Pero la muchacha enarcó las cejas y dijo:
—No sé de qué me habla.
—Seguro que si —insistió Gaspard, confianzudo—. El ordenador enano es lo que llaman un cerebro. Venimos a por uno.
La muchacha le miró fijamente y dijo:
—Aquí no trabajamos con ordenadores.
—Bueno, pues la máquina–cerebro, sea lo que sea.
—Aquí no trabajamos con ninguna clase de máquinas —dijo la muchacha.
—De acuerdo, de acuerdo. Un cerebro y nada más, entonces.
Tal como lo dijo Gaspard, sonó como si pidiera una hamburguesa, y la expresión de la joven se hizo más severa.
—¿Qué cerebro? —preguntó fríamente.
—El de Flaxman. Quiero decir el cerebro que Flaxman necesita… y también Cullingham. Usted debería saberlo.
Ignorando las últimas palabras, la muchacha inquirió:
—¿Ambos necesitan el mismo cerebro?
—Desde luego. Dese prisa.
El hielo en la voz de la muchacha se hizo cortante como un puñal.
—Servicio rápido, ¿eh? ¿Lo quiere a rodajas? ¿Le pongo pan blanco o pan de centeno?
—Mire, no tengo tiempo para apreciar su humor negro.
—¿Por qué no? Mamá Sabiduría tiene fama por sus bocadillos de cerebro.
Frunciendo el ceño, Gaspard contempló de nuevo a la muchacha, pensativo. Aquella personilla impertinente, con su repulsivo sentido del humor, decidió, no podía ser la persona adulta, tranquila y prudente con quien Flaxman había hablado por teléfono. Aunque a Gaspard le habría gustado prolongar la conversación, de preferencia sobre otro tema, decidió que debía dar prioridad a su misión.
—Será mejor que hable con la enfermera Bishop —dijo, de mala gana—. Ella sabe lo que necesito.
La muchacha entrecerró los ojos, sin ocultar del todo los iris de color violeta.
—La enfermera Bishop, ¿eh? —dijo, mordaz.
—Si —respondió Gaspard, y luego con repentina inspiración—: ¿Se llevan mal, eh?
—¿Cómo lo sabe?
—Soy intuitivo. En realidad, es una deducción lógica. Esa vieja solterona no puede congeniar con usted. Es una vieja arpía, ¿no?
La muchacha se irguió. —Hermano, no sabe usted nada de nada —dijo—. Espere aquí. Iré a buscarla, si realmente desea verla. Meteré el cerebro en su macuto con mis propias manos.
—Utilice un soplete con ella si se pone nerviosa, pero no Je chamusque la pintura —gritó alegremente Gaspard mientras la puerta se cerraba ante él.
Con cierta sorpresa por su parte, descubrió que se sentía poderosamente atraído por aquella muchacha. Aunque Eloísa Ibsen había abusado de él, sin duda eso no disminuyó su apetito, pensó con tristeza. Había supuesto que celebraría el verse libre de Eloísa con un mes de abstinencia, pero al parecer su cuerpo no opinaba lo mismo.
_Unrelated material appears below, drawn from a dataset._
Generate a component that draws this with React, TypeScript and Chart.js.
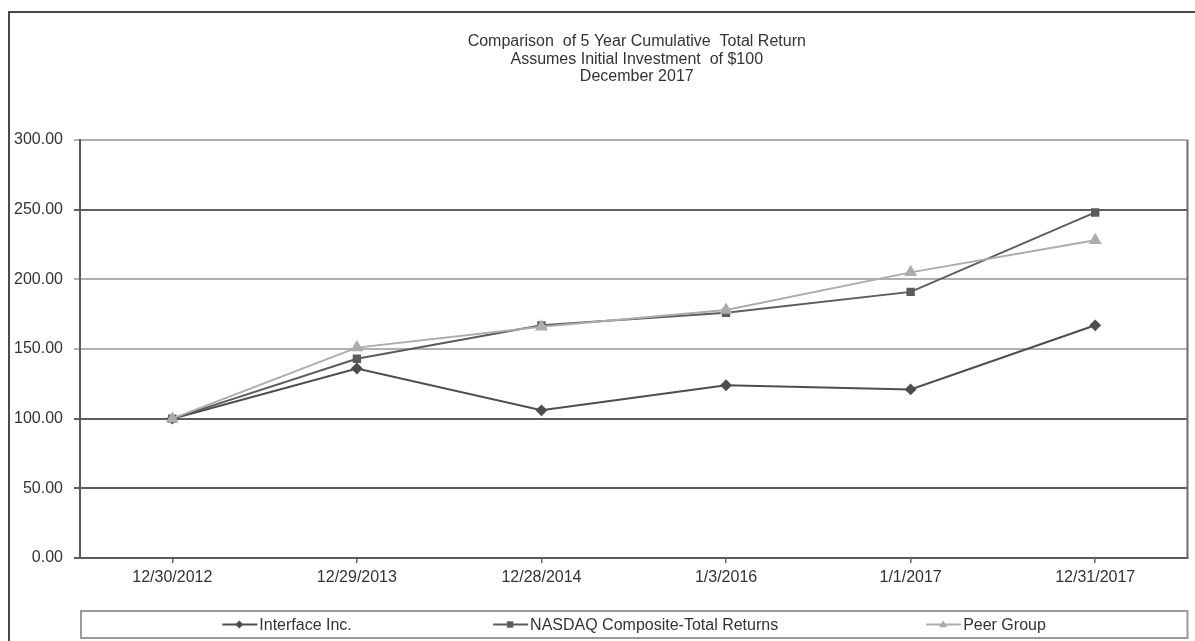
import React, { useEffect, useRef } from "react";
import { Chart, registerables } from "chart.js";

Chart.register(...registerables);

const categories = ["12/30/2012", "12/29/2013", "12/28/2014", "1/3/2016", "1/1/2017", "12/31/2017"];
const interfaceInc = [100, 136, 106, 124, 121, 167];
const nasdaq = [100, 143, 167, 176, 191, 248];
const peerGroup = [100, 151, 166, 178, 205, 228];
const titleLines = [
  "Comparison  of 5 Year Cumulative  Total Return",
  "Assumes Initial Investment  of $100",
  "December 2017",
];
const seriesNames = ["Interface Inc.", "NASDAQ Composite-Total Returns", "Peer Group"];

const FONT = "'Liberation Sans', Arial, sans-serif";
const FS = 16;

function drawMarker(ctx: CanvasRenderingContext2D, style: string, x: number, y: number, r: number, color: string) {
  ctx.save();
  ctx.fillStyle = color;
  ctx.beginPath();
  if (style === "rectRot") {
    ctx.moveTo(x, y - r);
    ctx.lineTo(x + r, y);
    ctx.lineTo(x, y + r);
    ctx.lineTo(x - r, y);
  } else if (style === "rect") {
    ctx.rect(x - r * 0.8, y - r * 0.8, r * 1.6, r * 1.6);
  } else {
    ctx.moveTo(x, y - r);
    ctx.lineTo(x + r, y + r * 0.7);
    ctx.lineTo(x - r, y + r * 0.7);
  }
  ctx.closePath();
  ctx.fill();
  ctx.restore();
}

const decorPlugin = {
  id: "decor",
  beforeDraw(chart: any) {
    const ctx = chart.ctx as CanvasRenderingContext2D;
    const w = chart.width;
    const h = chart.height;
    ctx.save();
    ctx.fillStyle = "#ffffff";
    ctx.fillRect(0, 0, w, h);
    ctx.strokeStyle = "#4a4a4a";
    ctx.lineWidth = 2;
    ctx.beginPath();
    ctx.moveTo(1, h);
    ctx.lineTo(1, 4);
    ctx.lineTo(w, 4);
    ctx.stroke();
    ctx.fillStyle = "#333333";
    ctx.font = `${FS}px ${FONT}`;
    ctx.textAlign = "center";
    ctx.textBaseline = "middle";
    const a = chart.chartArea;
    const cx = (a.left + a.right) / 2 + 3;
    titleLines.forEach((t, i) => ctx.fillText(t, cx, 34 + i * 17.5));
    ctx.restore();
  },
  afterDraw(chart: any) {
    const ctx = chart.ctx as CanvasRenderingContext2D;
    const a = chart.chartArea;
    ctx.save();
    ctx.strokeStyle = "#6a6a6a";
    ctx.lineWidth = 2;
    ctx.beginPath();
    ctx.moveTo(a.right, a.top);
    ctx.lineTo(a.right, a.bottom);
    ctx.stroke();
    const top = a.bottom + 53;
    const bh = 27;
    ctx.strokeStyle = "#9a9a9a";
    ctx.lineWidth = 2;
    ctx.strokeRect(a.left + 1, top, a.right - a.left - 1, bh);
    const fr = [0.1285, 0.373, 0.764];
    const cy = top + bh / 2;
    chart.data.datasets.forEach((ds: any, i: number) => {
      const x0 = a.left + (a.right - a.left) * fr[i];
      ctx.strokeStyle = ds.borderColor;
      ctx.lineWidth = 2;
      ctx.beginPath();
      ctx.moveTo(x0, cy);
      ctx.lineTo(x0 + 35, cy);
      ctx.stroke();
      drawMarker(ctx, ds.pointStyle, x0 + 17, cy, 4, ds.borderColor);
      ctx.fillStyle = "#333333";
      ctx.font = `${FS}px ${FONT}`;
      ctx.textAlign = "left";
      ctx.textBaseline = "middle";
      ctx.fillText(seriesNames[i], x0 + 37, cy + 1);
    });
    ctx.restore();
  },
};

export default function App() {
  const ref = useRef<HTMLCanvasElement | null>(null);
  useEffect(() => {
    if (!ref.current) return;
    const chart = new Chart(ref.current, {
      type: "line",
      data: {
        labels: categories,
        datasets: [
          {
            label: seriesNames[0],
            data: interfaceInc,
            borderColor: "#4e4e4e",
            backgroundColor: "#4e4e4e",
            pointStyle: "rectRot",
            pointRadius: 4.5,
            borderWidth: 2,
            order: 1,
          },
          {
            label: seriesNames[1],
            data: nasdaq,
            borderColor: "#5c5c5c",
            backgroundColor: "#5c5c5c",
            pointStyle: "rect",
            pointRadius: 4.5,
            borderWidth: 2,
            order: 2,
          },
          {
            label: seriesNames[2],
            data: peerGroup,
            borderColor: "#acacac",
            backgroundColor: "#acacac",
            pointStyle: "triangle",
            pointRadius: 5.5,
            borderWidth: 2,
            order: 0,
          },
        ],
      },
      plugins: [decorPlugin],
      options: {
        animation: false,
        responsive: false,
        maintainAspectRatio: false,
        layout: { padding: { top: 132, right: 2, left: 0, bottom: 0 } },
        plugins: {
          legend: { display: false },
          title: { display: false },
          tooltip: { enabled: false },
        },
        scales: {
          x: {
            type: "category",
            offset: true,
            grid: {
              offset: false,
              drawOnChartArea: false,
              drawTicks: true,
              tickLength: 5,
              color: "#666666",
              lineWidth: 1.5,
            },
            border: { display: true, color: "#5a5a5a", width: 2 },
            ticks: {
              color: "#333333",
              font: { family: FONT, size: FS },
              padding: 5,
              maxRotation: 0,
              autoSkip: false,
            },
            afterFit: (s: any) => {
              s.height = 83;
            },
          },
          y: {
            min: 0,
            max: 300,
            ticks: {
              stepSize: 50,
              color: "#333333",
              font: { family: FONT, size: FS },
              padding: 11,
              callback: (v: any) => Number(v).toFixed(2),
            },
            grid: {
              tickLength: 6,
              lineWidth: 2,
              color: (c: any) => {
                const v = c.tick ? c.tick.value : 0;
                if (v === 300 || v === 200 || v === 150) return "#b0b0b0";
                return "#5e5e5e";
              },
            },
            border: { display: true, color: "#5a5a5a", width: 2 },
            afterFit: (s: any) => {
              s.width = 72;
            },
          },
        },
      },
    });
    return () => chart.destroy();
  }, []);
  return (
    <div style={{ position: "fixed", left: 8, top: 8, width: 1187, height: 633, overflow: "hidden" }}>
      <canvas ref={ref} width={1187} height={633} style={{ display: "block", width: 1187, height: 633 }} />
    </div>
  );
}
—¡Por san Norberto! ¡Esto es un hallazgo!
Aprovechando la ausencia de la muchacha, Zane hurgaba entre los libros.
—¡Mira! —exclamó el robot, metiendo una de sus azuladas pinzas en una estantería llena de volúmenes encuadernados en negro—. Las obras completas de Daniel Zukertort!
—Nunca he oído ese hombre —admitió Gaspard, despreocupado—. ¿O acaso era un robot?
—No me sorprende tu ignorancia, viejo hueso —le dijo Zane—. El registro de patentes demuestra que Daniel Zukertort fue uno de los primeros y mayores expertos humanos en robótica, máquinas de redactar, micromecáníca, catálisis química y microcirugía. Sin embargo, su nombre es casi desconocido…, incluso entre los robots. Parece como si hubiera una conspiración de silencio en torno a este hombre. Me pregunto si no fue una víctima de la represión del gobierno, quizá debido a su prematura afiliación al movimiento de Igualdad de Derechos para los Robots, pero hasta ahora no he tenido tiempo ni medios para investigar.
—¿Por qué estarán aquí las obras de Zukertort? —inquirió Gaspard, contemplando las estanterías—. ¿Le interesaban las ciencias ocultas? Se encuentra entre Uspensky y Madame Blavatsky.
—La amplitud de lo que interesaba a Daniel Zukertort por lo visto fue casi inimaginable —respondió el robot con cierta solemnidad—. Mira esto, por ejemplo.